SHORT EXERCISE
Reproduce the material below line by line, beginning with its first line and ending with the line that contains "ax.yaxis.set_major_formatter(FuncFormatter(lambda v, p: '%.2f'"; leave out pictures.

GIVEN DATA
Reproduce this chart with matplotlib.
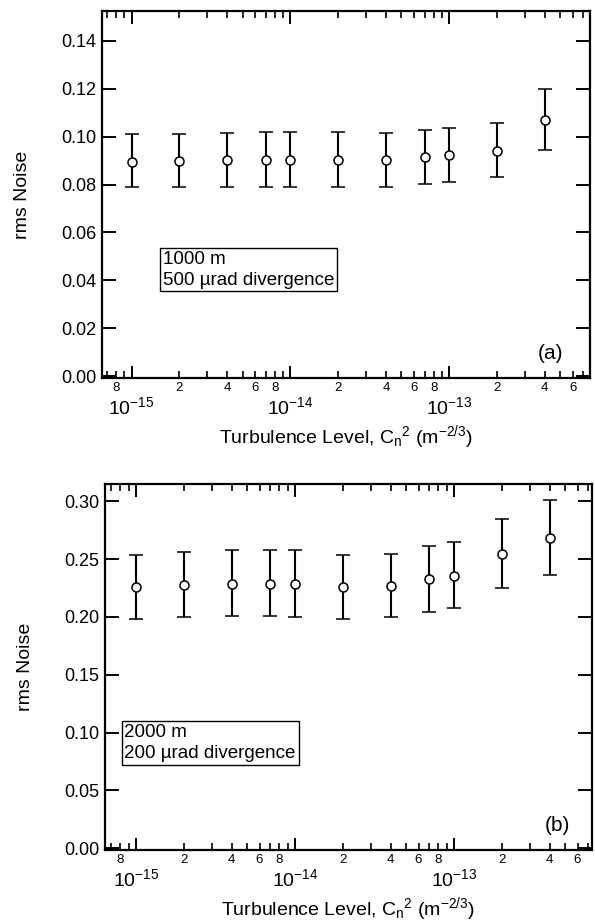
import numpy as np
import matplotlib
matplotlib.use('Agg')
import matplotlib.pyplot as plt
from matplotlib.ticker import FixedLocator, FuncFormatter

plt.rcParams['font.family'] = ['Liberation Sans', 'DejaVu Sans']
plt.rcParams['mathtext.default'] = 'regular'
plt.rcParams['axes.unicode_minus'] = False

# turbulence level Cn^2 (m^-2/3)
cn2 = [1e-15, 2e-15, 4e-15, 7e-15, 1e-14, 2e-14, 4e-14, 7e-14, 1e-13, 2e-13, 4e-13]

# panel (a): 1000 m, 500 urad divergence
noise_a = [0.0896, 0.0900, 0.0902, 0.0904, 0.0904, 0.0904, 0.0904, 0.0914, 0.0922, 0.0942, 0.1071]
upper_a = [0.1010, 0.1011, 0.1017, 0.1020, 0.1020, 0.1020, 0.1017, 0.1028, 0.1035, 0.1058, 0.1199]
lower_a = [0.0789, 0.0789, 0.0790, 0.0790, 0.0790, 0.0789, 0.0790, 0.0803, 0.0810, 0.0830, 0.0943]

# panel (b): 2000 m, 200 urad divergence
noise_b = [0.2260, 0.2278, 0.2286, 0.2289, 0.2283, 0.2260, 0.2269, 0.2330, 0.2355, 0.2546, 0.2685]
upper_b = [0.2538, 0.2558, 0.2578, 0.2581, 0.2575, 0.2538, 0.2546, 0.2613, 0.2647, 0.2847, 0.3012]
lower_b = [0.1986, 0.1997, 0.2006, 0.2006, 0.2003, 0.1986, 0.1997, 0.2046, 0.2075, 0.2254, 0.2364]

decades = [1e-15, 1e-14, 1e-13]
decade_labels = ['$10^{-15}$', '$10^{-14}$', '$10^{-13}$']

W, H = 595, 922
fig = plt.figure(figsize=(W / 100, H / 100), dpi=100)


def minor_label(x, pos):
    m = round(x / 10 ** np.floor(np.log10(x) + 1e-9))
    return str(m) if m in (2, 4, 6, 8) else ''


def panel(rect, y, lo, hi, xlim, ylim, yticks, label, boxpos, tag, tagpos):
    ax = fig.add_axes(rect)
    y = np.array(y)
    yerr = [y - np.array(lo), np.array(hi) - y]
    ax.errorbar(cn2, y, yerr=yerr, fmt='o', mfc='white', mec='black', mew=1.1,
                ms=6.5, ecolor='black', elinewidth=1.5, capsize=5, capthick=1.5,
                color='black')
    ax.set_xscale('log')
    ax.set_xlim(*xlim)
    ax.set_ylim(*ylim)
    ax.yaxis.set_major_locator(FixedLocator(yticks))
    ax.yaxis.set_major_formatter(FuncFormatter(lambda v, p: '%.2f' % v))

    # decade ticks and 2..9 minor ticks, only those inside the axis range
    minors = [m * d for d in [1e-16] + decades for m in range(2, 10)]
    minors = [v for v in minors if xlim[0] <= v <= xlim[1]]
    ax.xaxis.set_major_locator(FixedLocator(decades))
    ax.xaxis.set_major_formatter(FuncFormatter(lambda v, p: decade_labels[p]))
    ax.xaxis.set_minor_locator(FixedLocator(minors))
    ax.xaxis.set_minor_formatter(FuncFormatter(minor_label))

    for s in ax.spines.values():
        s.set_linewidth(1.6)
    ax.tick_params(axis='y', which='major', direction='in', left=True, right=True,
                   length=10, width=1.4, labelsize=13, pad=4)
    ax.tick_params(axis='x', which='major', direction='in', top=True, bottom=True,
                   length=9, width=1.4, labelsize=14, pad=13)
    ax.tick_params(axis='x', which='minor', direction='in', top=True, bottom=True,
                   length=5, width=1.2, labelsize=9.5, pad=3)
    ax.set_ylabel('rms Noise', fontsize=14, labelpad=22)
    ax.set_xlabel('Turbulence Level, C$_n$$^{2}$ (m$^{-2/3}$)', fontsize=14, labelpad=4)
    ax.text(boxpos[0], boxpos[1], label, transform=ax.transAxes, fontsize=13.5,
            va='center', ha='left', linespacing=1.3,
            bbox=dict(boxstyle='square,pad=0.15', fc='white', ec='black', lw=1))
    ax.text(tagpos[0], tagpos[1], tag, transform=ax.transAxes, fontsize=15,
            ha='center', va='center')
    return ax


panel([102 / W, 1 - 378 / H, 488 / W, 367 / H], noise_a, lower_a, upper_a,
      (6.5e-16, 7.7e-13), (-0.0008, 0.1525), np.arange(0, 0.141, 0.02),
      '1000 m\n500 \u00b5rad divergence', (0.125, 0.295), '(a)', (0.920, 0.066))

panel([105 / W, 1 - 850 / H, 487 / W, 366 / H], noise_b, lower_b, upper_b,
      (6.4e-16, 7.4e-13), (-0.0015, 0.315), np.arange(0, 0.301, 0.05),
      '2000 m\n200 \u00b5rad divergence', (0.040, 0.292), '(b)', (0.930, 0.066))

fig.savefig('out.png', dpi=100)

RESPONSE
Reproduce this chart with matplotlib.
import numpy as np
import matplotlib
matplotlib.use('Agg')
import matplotlib.pyplot as plt
from matplotlib.ticker import FixedLocator, FuncFormatter

plt.rcParams['font.family'] = ['Liberation Sans', 'DejaVu Sans']
plt.rcParams['mathtext.default'] = 'regular'
plt.rcParams['axes.unicode_minus'] = False

# turbulence level Cn^2 (m^-2/3)
cn2 = [1e-15, 2e-15, 4e-15, 7e-15, 1e-14, 2e-14, 4e-14, 7e-14, 1e-13, 2e-13, 4e-13]

# panel (a): 1000 m, 500 urad divergence
noise_a = [0.0896, 0.0900, 0.0902, 0.0904, 0.0904, 0.0904, 0.0904, 0.0914, 0.0922, 0.0942, 0.1071]
upper_a = [0.1010, 0.1011, 0.1017, 0.1020, 0.1020, 0.1020, 0.1017, 0.1028, 0.1035, 0.1058, 0.1199]
lower_a = [0.0789, 0.0789, 0.0790, 0.0790, 0.0790, 0.0789, 0.0790, 0.0803, 0.0810, 0.0830, 0.0943]

# panel (b): 2000 m, 200 urad divergence
noise_b = [0.2260, 0.2278, 0.2286, 0.2289, 0.2283, 0.2260, 0.2269, 0.2330, 0.2355, 0.2546, 0.2685]
upper_b = [0.2538, 0.2558, 0.2578, 0.2581, 0.2575, 0.2538, 0.2546, 0.2613, 0.2647, 0.2847, 0.3012]
lower_b = [0.1986, 0.1997, 0.2006, 0.2006, 0.2003, 0.1986, 0.1997, 0.2046, 0.2075, 0.2254, 0.2364]

decades = [1e-15, 1e-14, 1e-13]
decade_labels = ['$10^{-15}$', '$10^{-14}$', '$10^{-13}$']

W, H = 595, 922
fig = plt.figure(figsize=(W / 100, H / 100), dpi=100)


def minor_label(x, pos):
    m = round(x / 10 ** np.floor(np.log10(x) + 1e-9))
    return str(m) if m in (2, 4, 6, 8) else ''


def panel(rect, y, lo, hi, xlim, ylim, yticks, label, boxpos, tag, tagpos):
    ax = fig.add_axes(rect)
    y = np.array(y)
    yerr = [y - np.array(lo), np.array(hi) - y]
    ax.errorbar(cn2, y, yerr=yerr, fmt='o', mfc='white', mec='black', mew=1.1,
                ms=6.5, ecolor='black', elinewidth=1.5, capsize=5, capthick=1.5,
                color='black')
    ax.set_xscale('log')
    ax.set_xlim(*xlim)
    ax.set_ylim(*ylim)
    ax.yaxis.set_major_locator(FixedLocator(yticks))
    ax.yaxis.set_major_formatter(FuncFormatter(lambda v, p: '%.2f' % v))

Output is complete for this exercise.